Difficult to fly while digesting clocks.

In spring we hear
Pan is dead
and there is
a new cat king.

He cuts through
pale pie maker palms
and blood pours out
like gravy. (pp 11-2)
What I like about these pieces is the deceptive quality; deceptive in its sheer simplicity. It doesn’t work for every piece, but when it does, there is a nice quality of grace to what Farina works in her poems, bouncing idea off idea off idea, even while working the structure of an otherwise-narrative, such as this fragment from the poem "neighbourhood" (pp 41-4) that ends the collection, writing:
Our house is owned
by Karen Elizabeth MacQuarrie
who is a teacher and an editor,
who is my aunt.

I wish the drunks would stop
leaving garbage on my lawn. (p 42)
Farina seems very much to live on that line between writing deceptively simple poems and writing actual simple poems, and in this collection she seems to fall on either side. She even writes a poem for simplicity itself, which is interesting, but not one of the strongest pieces in the collection. I am interested, though, in seeing what else Farina might do, down the road.
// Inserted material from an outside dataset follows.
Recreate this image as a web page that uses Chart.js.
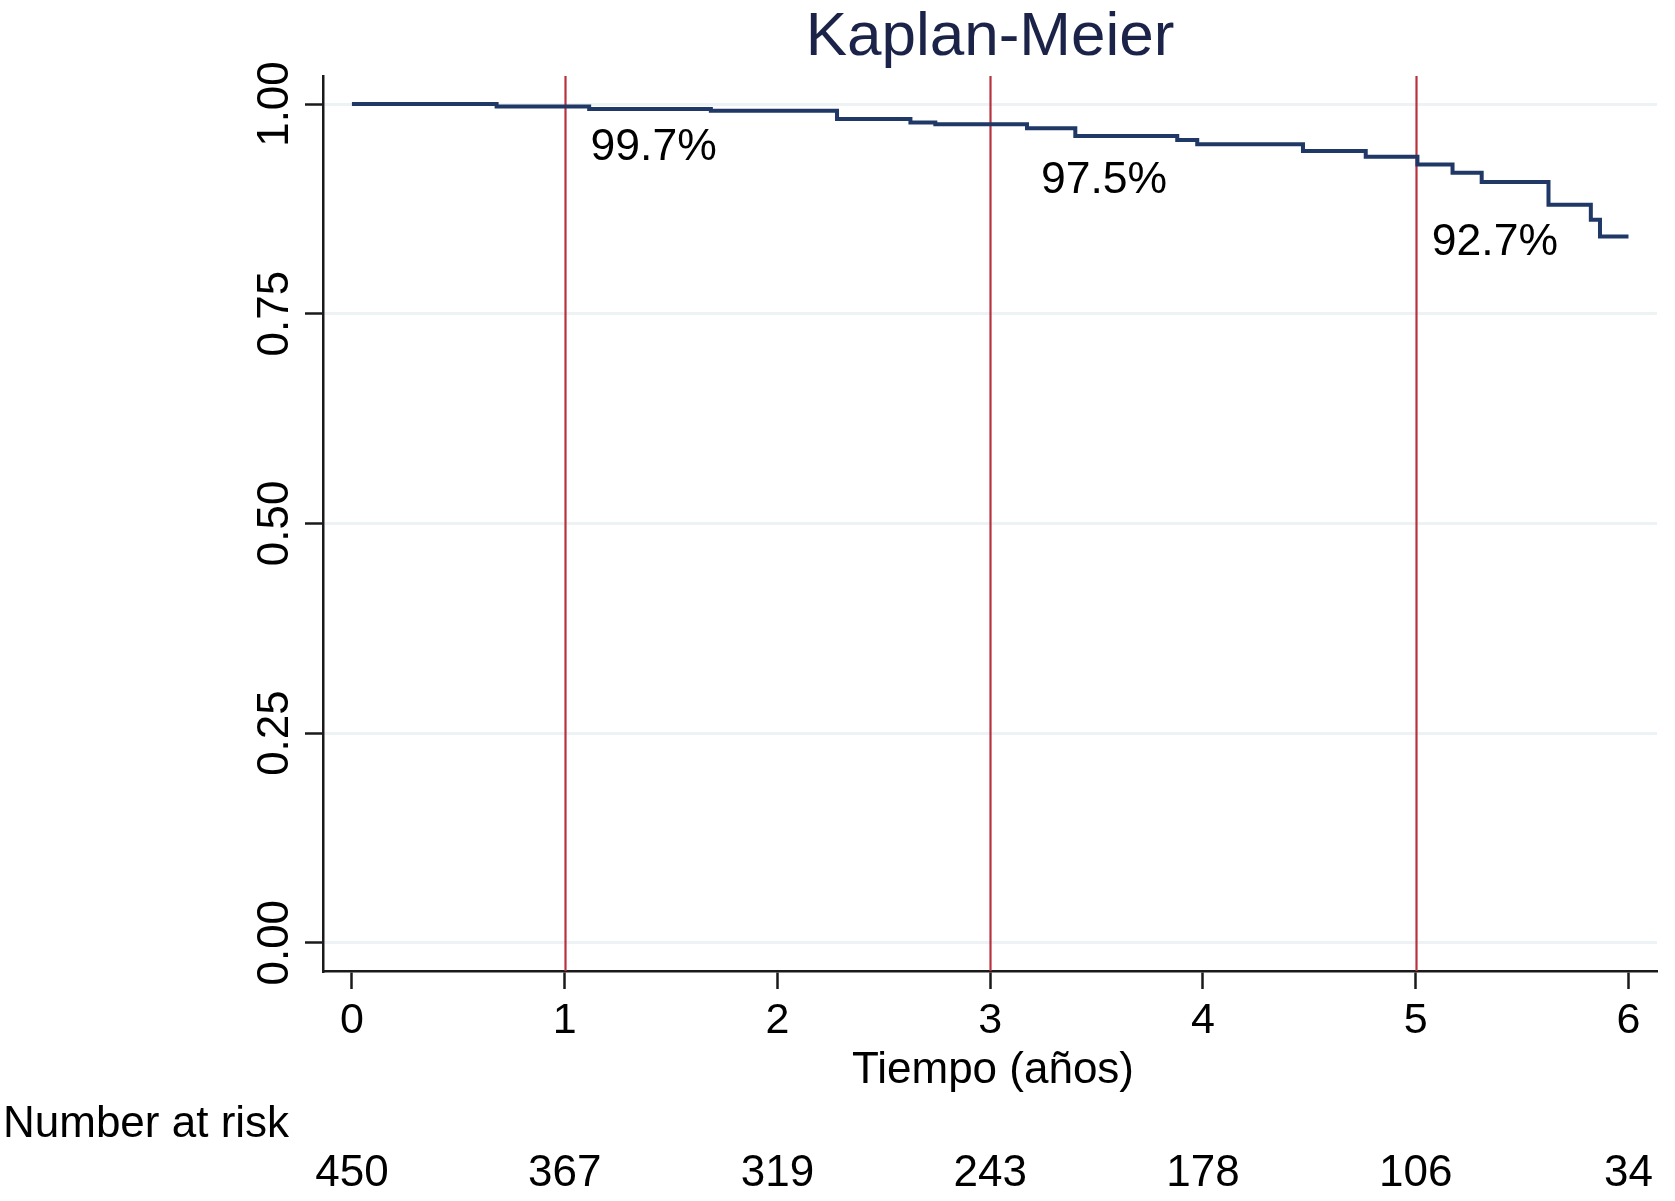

Perhaps we might not even hear from her again until another book appears…
in praise of simplicity

Today I praise only what is simple.
A white bowl full of white milk.
The weight of a hand full of river stones.
Feet and the creak of hardwood floors.
The last of this summer's ripe tomatoes.

Today I praise only what is simple.
A spill falling like white silk.
The weight of silence broken by the phone.
Suitcase and a slamming door.
An empty room and an open window. (p 18)
I remember being very taken with what Ottawa poet Terry Ann Carter read last year at a TREE Reading Series open set; I've been aware of Carter's work since the early 1990s, and even published some of it in The Free Verse Anthology (Ottawa ON: above/ground press, 1993) about a million years ago. Always a capable writer, there was something about the work she read then that went beyond what she had previously accomplished, now in trade form in her collection Transplanted (Ottawa ON: Borealis Press, 2006), a collection I was only able to get my hands on at the recent League of Canadian Poets AGM in Ottawa. A retired high school teacher, Carter has served as The League of Canadian Poets' Education Chair, Vice President of Haiku Canada, and is a member of the Haiku Society of America and the Canadian Authors Association.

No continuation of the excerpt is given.